Important challenges are identified on how to combine the scientific and technical recommendations of the strategy with the numerous legal and institutional instruments of the 24 countries and the UN’s draft articles on TAS. The strategy explains the role of science for the collective understanding, developing, managing, and protecting of the TAS in the Americas. The strategy’s main message for decision makers is that a strong scientifically-based strategy should be the backbone for good informed decisions to sustain water resources and reduce potential conflict amongst neighboring countries.
A few examples show how the process has begun to develop for selected transboundary aquifers, including the Milk River between the US and Canada, the Rio Grande and Colorado River between the US and Mexico and the Guarani in South America. Finally, it is recognized that a single global convention will be difficult to relate to the wide variations in the TAS of the Americas.
Characterizing and identifying transboundary aquifers along the Mexico – U.S. border constitutes a major research challenge considering the limited and contrasting available data, as well as the discrepancies in methods used by the corresponding state and federal agencies within the various jurisdictions along the border. Recently, 36 aquifers have been identified along the Mexico-U.S border. However, the available data confirmed with a reasonable confidence level that only 16 of these aquifers are in fact transboundary; the evidence for the transboundary nature of the other 20 aquifers is only moderate to limited. The confidence level of transboundary aquifers in the region identified by Sanchez et al., 2016, is based on available data and integrates risks associated with aquifer conditions in terms of public health, mainly water contamination. Apart from hydrological conditions, the transboundary nature of the aquifers need to be reevaluated in terms of their social, economic, political and institutional dimensions, at the local and regional levels. This approach could offer new elements for assessing transboundary governance schemes and promoting more efficient transboundary management.
The challenge for identifying the transboundary nature of aquifers on the Mexico-U.S. border, however, is further complicated by the absence of any management and governance mechanisms for transboundary aquifers.

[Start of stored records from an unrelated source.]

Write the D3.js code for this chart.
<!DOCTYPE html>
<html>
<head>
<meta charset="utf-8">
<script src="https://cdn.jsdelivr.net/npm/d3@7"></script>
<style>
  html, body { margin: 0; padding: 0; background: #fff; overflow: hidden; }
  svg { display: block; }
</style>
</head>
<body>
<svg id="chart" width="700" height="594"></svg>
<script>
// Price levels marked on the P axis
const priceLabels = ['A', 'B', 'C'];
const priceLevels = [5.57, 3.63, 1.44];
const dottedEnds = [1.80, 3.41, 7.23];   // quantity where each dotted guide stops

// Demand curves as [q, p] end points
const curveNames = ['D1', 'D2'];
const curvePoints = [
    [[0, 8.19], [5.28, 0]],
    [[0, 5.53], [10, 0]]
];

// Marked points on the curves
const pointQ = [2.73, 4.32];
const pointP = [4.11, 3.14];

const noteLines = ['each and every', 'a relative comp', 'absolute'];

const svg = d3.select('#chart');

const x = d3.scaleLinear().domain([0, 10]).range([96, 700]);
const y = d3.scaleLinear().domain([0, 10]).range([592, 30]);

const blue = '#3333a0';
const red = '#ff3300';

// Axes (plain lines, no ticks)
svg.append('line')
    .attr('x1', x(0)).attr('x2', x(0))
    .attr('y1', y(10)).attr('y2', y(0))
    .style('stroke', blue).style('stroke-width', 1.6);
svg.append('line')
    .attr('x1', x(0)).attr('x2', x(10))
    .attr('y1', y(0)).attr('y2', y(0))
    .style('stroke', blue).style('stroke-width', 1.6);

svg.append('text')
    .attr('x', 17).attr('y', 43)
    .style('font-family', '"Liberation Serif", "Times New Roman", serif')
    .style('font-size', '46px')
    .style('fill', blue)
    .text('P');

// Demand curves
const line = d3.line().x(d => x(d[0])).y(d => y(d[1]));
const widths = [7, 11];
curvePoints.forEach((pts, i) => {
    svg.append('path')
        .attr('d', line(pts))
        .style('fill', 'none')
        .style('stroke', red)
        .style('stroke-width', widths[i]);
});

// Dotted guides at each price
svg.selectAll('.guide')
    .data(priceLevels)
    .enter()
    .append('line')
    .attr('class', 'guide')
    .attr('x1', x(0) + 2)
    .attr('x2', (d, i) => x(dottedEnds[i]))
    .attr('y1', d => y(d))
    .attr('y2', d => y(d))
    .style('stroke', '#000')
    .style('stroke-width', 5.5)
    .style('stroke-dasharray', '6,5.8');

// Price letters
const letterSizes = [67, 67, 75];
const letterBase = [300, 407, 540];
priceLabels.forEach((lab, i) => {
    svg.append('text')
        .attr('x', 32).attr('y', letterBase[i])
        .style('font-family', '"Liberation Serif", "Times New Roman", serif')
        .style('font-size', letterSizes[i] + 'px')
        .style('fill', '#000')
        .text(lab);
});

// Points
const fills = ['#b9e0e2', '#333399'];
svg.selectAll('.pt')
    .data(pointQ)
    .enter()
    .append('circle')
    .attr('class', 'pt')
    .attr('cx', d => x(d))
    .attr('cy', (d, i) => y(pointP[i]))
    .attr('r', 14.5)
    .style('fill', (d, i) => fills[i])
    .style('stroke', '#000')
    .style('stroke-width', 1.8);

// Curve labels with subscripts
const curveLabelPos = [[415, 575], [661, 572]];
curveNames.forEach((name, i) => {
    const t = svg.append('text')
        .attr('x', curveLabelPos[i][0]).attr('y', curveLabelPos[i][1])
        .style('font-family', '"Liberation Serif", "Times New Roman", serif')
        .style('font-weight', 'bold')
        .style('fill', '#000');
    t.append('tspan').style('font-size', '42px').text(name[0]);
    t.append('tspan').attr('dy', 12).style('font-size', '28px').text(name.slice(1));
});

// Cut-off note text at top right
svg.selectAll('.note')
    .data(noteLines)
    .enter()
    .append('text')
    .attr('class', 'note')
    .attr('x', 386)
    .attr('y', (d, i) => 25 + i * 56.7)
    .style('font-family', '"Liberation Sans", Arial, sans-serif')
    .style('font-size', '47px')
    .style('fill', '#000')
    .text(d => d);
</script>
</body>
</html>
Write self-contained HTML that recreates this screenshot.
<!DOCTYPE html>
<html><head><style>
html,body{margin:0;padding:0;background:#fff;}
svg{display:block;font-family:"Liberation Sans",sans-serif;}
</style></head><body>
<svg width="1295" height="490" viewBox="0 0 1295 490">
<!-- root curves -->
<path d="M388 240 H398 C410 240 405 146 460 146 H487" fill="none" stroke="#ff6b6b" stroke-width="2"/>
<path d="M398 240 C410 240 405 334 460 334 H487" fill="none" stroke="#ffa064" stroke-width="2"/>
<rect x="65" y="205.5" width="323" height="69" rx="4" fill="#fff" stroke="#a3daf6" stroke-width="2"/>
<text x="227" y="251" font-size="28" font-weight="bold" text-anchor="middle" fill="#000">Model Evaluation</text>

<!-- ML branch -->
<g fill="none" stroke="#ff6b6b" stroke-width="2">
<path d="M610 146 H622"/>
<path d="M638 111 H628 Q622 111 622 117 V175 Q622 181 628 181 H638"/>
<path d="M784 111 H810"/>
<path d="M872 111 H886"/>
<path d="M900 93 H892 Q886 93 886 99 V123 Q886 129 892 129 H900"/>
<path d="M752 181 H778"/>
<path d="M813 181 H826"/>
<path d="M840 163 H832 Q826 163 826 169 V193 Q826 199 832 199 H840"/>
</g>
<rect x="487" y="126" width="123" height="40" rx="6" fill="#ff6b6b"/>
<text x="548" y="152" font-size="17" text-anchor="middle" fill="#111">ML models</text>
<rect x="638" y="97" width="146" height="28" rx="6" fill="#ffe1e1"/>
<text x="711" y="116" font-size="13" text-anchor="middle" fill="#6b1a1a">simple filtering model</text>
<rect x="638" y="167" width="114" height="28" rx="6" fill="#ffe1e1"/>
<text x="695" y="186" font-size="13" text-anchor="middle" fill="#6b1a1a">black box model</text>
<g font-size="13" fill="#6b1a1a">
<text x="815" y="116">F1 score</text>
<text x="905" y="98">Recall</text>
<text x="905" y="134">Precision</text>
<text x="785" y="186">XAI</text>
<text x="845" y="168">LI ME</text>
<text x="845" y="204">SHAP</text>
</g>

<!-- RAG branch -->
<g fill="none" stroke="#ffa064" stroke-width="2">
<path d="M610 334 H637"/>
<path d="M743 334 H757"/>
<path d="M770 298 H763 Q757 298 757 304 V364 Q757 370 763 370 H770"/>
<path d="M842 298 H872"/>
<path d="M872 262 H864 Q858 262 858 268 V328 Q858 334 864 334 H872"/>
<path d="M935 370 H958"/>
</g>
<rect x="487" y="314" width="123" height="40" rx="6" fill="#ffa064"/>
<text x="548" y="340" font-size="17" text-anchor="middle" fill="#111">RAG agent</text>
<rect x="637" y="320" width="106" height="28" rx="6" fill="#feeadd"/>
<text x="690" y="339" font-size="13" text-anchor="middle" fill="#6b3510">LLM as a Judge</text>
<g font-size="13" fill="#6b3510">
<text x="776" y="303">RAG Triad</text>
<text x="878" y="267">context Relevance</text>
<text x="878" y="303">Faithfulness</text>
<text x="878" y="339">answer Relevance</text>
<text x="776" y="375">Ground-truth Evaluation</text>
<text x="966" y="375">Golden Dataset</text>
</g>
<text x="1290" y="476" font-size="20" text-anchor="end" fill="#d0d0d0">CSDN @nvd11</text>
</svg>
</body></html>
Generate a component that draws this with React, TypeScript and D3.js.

The only official effort to seek binational groundwater management appears in the form of Minute 242, an amendment to the 1944 Treaty Between the United States of America and Mexico Relating to the Utilization of the Waters of the Colorado and Tijuana Rivers and of the Rio Grande (1944 Treaty), which limits extractions on the transboundary Yuma Aquifer between Arizona in the United States and Sonora in Mexico. Otherwise, there has been no effort on either sides of the border to address groundwater management from a binational perspective.
Separately, a number of local border communities have developed locally-specific transboundary water management strategies to cope with local water needs. These efforts have tended to focus on surface water issues and rarely on groundwater management considerations. Nonetheless, these unofficial arrangements have opened the door for discussions over the scope and scale of transboundary groundwater assessments beyond the traditional basin approach.
The purpose of this paper is to identify groundwater management mechanisms in border aquifers shared between Mexico and the United States by revising current management groundwater policies in the states of the U.S and in Mexico. The paper also addresses differences between the transboundary nature of aquifers and the important roles that such differences play in defining the binational and local agendas beyond hydrological conditions. The analysis is based and builds on the efforts of Sanchez et al. 2016 to identify and characterize transboundary aquifers along the Mexico – U.S. border.